(JOB): Below are some records. Output the lines from the first one through the line that holds "from matplotlib.lines import Line2D", exactly as written, with no pictures.

(MATERIALS PROVIDED):
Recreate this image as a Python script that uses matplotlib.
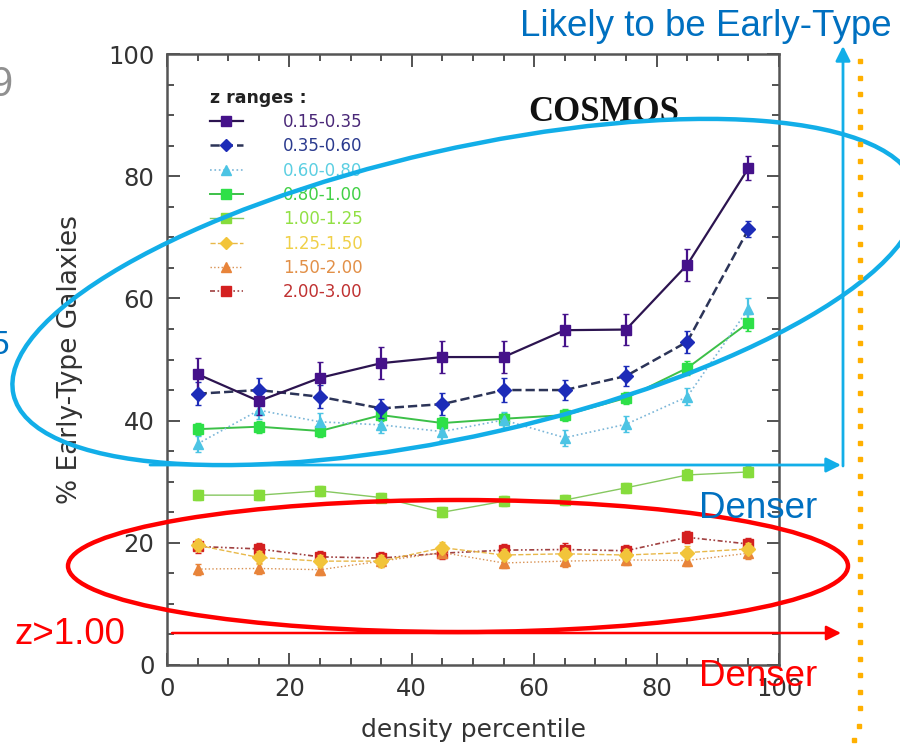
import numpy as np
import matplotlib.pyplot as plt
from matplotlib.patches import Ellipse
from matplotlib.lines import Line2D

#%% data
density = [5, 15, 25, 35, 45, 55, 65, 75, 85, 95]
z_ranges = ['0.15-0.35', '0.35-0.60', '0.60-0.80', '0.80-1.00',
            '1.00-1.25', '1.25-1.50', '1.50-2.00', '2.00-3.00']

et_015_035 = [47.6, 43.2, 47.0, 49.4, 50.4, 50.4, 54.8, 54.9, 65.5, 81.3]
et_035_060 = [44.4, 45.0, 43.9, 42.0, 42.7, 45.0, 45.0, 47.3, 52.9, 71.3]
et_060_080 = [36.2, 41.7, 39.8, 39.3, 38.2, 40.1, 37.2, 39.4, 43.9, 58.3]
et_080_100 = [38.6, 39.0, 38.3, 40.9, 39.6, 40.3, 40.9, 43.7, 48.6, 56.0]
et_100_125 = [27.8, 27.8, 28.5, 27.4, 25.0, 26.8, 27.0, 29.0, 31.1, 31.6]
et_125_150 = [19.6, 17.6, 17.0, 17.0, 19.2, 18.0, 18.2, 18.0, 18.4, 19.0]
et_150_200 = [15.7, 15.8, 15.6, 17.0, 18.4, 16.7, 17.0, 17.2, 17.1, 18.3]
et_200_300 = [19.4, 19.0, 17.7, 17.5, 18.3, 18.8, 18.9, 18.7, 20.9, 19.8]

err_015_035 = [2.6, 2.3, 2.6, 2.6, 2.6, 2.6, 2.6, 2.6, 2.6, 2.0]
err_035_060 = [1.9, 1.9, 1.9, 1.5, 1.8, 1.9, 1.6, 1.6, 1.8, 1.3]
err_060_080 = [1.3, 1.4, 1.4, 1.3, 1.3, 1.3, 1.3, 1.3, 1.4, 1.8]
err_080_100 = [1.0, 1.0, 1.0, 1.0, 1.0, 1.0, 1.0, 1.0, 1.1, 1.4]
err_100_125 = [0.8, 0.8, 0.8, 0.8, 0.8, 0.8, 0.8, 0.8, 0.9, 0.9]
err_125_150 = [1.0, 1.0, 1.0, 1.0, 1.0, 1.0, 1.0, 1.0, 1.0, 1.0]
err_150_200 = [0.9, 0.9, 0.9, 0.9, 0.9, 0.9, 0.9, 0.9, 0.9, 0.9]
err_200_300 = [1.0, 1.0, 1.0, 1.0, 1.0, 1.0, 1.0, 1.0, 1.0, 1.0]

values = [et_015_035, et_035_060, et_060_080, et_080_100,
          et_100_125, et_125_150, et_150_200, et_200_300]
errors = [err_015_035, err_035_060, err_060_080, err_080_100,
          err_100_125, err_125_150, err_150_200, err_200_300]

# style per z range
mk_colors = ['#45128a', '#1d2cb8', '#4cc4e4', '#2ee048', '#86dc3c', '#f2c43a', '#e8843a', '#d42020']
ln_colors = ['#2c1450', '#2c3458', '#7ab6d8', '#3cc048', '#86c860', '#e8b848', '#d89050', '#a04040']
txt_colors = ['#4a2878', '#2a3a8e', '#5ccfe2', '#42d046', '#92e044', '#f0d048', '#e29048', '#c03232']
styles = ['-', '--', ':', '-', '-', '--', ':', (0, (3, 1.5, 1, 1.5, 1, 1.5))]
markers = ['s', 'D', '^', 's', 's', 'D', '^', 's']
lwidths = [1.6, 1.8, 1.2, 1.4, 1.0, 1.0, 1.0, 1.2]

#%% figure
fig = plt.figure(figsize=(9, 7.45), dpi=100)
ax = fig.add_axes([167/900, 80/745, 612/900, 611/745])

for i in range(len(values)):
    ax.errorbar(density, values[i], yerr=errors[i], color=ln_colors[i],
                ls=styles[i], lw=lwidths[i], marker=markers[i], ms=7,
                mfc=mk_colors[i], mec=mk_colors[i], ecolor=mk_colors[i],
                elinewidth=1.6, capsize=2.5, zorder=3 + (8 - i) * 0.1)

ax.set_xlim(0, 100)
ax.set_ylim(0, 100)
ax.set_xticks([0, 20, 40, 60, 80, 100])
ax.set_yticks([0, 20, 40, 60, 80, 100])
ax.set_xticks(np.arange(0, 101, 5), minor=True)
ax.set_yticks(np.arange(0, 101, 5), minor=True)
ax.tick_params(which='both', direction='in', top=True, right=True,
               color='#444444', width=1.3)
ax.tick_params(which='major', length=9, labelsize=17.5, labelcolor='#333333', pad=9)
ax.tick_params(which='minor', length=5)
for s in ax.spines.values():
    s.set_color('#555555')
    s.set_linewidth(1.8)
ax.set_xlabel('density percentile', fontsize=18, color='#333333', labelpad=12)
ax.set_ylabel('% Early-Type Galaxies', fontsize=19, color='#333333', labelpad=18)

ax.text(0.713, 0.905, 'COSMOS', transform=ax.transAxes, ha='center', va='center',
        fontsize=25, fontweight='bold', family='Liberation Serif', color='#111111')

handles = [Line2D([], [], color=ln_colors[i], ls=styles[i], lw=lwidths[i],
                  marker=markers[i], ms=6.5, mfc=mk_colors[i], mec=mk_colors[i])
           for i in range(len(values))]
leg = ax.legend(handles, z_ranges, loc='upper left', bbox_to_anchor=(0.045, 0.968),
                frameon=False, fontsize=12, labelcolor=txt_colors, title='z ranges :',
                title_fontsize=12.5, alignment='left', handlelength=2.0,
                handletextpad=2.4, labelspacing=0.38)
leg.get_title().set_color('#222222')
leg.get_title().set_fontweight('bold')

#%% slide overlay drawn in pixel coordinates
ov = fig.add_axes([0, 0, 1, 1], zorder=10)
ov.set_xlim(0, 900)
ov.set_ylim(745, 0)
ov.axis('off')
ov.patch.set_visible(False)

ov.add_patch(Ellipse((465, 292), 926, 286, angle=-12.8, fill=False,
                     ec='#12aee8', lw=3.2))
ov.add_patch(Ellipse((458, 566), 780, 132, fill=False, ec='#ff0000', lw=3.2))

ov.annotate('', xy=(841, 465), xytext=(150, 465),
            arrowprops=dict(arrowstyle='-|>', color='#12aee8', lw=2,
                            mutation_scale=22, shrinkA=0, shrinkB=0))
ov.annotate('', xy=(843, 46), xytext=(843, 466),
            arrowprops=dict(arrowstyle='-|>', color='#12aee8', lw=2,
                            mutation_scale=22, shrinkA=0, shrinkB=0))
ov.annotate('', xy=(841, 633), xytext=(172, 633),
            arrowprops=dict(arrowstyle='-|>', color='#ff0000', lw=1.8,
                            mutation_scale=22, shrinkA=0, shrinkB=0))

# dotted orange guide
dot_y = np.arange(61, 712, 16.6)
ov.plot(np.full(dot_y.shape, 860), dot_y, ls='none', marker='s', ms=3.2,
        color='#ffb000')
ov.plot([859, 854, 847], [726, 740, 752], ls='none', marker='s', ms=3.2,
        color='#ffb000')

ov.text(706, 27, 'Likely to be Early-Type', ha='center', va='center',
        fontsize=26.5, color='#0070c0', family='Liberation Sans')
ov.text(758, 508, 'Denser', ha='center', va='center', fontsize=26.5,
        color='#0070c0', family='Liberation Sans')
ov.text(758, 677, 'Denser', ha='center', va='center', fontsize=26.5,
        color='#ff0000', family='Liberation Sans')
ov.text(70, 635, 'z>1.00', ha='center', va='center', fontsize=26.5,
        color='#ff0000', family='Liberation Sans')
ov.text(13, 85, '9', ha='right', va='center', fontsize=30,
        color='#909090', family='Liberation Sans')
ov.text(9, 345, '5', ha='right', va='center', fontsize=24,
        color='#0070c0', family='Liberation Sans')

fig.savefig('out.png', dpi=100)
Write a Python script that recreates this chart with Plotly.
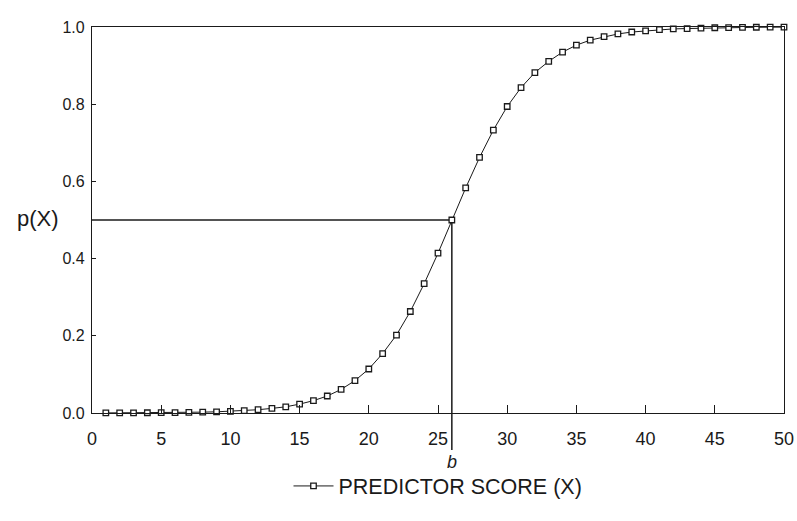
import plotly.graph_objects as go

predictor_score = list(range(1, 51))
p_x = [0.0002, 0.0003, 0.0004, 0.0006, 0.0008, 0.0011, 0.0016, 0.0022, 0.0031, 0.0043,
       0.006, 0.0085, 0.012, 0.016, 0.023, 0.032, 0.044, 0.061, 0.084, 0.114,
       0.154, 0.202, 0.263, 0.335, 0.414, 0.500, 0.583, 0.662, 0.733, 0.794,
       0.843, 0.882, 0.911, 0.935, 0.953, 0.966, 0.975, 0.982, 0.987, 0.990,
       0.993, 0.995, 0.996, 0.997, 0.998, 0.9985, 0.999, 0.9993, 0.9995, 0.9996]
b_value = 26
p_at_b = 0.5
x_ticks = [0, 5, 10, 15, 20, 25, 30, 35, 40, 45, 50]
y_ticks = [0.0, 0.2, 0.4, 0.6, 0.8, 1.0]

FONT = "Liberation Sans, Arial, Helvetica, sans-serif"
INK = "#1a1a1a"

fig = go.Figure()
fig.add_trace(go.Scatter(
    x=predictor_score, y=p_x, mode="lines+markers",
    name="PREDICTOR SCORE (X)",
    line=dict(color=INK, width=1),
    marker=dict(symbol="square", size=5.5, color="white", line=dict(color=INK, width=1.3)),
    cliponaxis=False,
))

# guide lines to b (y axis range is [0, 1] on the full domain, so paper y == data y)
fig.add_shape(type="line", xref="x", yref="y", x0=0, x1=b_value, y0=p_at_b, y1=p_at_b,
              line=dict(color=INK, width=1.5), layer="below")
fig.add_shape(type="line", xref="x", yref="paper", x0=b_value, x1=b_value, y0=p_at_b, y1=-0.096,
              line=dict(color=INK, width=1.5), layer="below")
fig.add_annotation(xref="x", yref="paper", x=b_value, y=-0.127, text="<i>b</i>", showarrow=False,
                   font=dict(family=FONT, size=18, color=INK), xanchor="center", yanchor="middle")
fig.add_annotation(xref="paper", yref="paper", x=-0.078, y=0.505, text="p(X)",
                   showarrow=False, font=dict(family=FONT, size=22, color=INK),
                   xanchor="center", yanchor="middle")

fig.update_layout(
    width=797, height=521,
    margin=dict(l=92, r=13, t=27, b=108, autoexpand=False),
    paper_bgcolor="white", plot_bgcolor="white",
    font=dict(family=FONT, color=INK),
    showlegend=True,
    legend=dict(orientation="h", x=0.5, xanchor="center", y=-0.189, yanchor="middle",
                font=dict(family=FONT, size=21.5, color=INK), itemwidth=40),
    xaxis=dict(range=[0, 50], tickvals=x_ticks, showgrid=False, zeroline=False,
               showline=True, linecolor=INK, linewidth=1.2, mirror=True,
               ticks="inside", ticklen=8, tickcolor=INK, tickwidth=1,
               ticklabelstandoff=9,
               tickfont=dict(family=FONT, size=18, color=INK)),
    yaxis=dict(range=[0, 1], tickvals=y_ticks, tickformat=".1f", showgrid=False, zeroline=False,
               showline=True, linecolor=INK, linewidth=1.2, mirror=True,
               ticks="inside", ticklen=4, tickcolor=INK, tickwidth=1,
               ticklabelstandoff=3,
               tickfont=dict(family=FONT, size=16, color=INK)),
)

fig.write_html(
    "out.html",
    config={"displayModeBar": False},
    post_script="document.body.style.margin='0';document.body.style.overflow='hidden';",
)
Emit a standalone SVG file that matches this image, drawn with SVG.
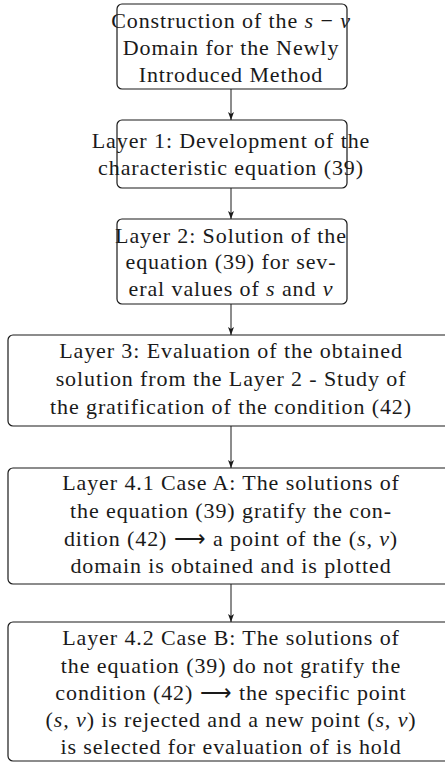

(WRITTEN ANSWER):
Recreate this image as a Python script that uses matplotlib.
import numpy as np
import matplotlib.pyplot as plt
from matplotlib.patches import Ellipse
from matplotlib.lines import Line2D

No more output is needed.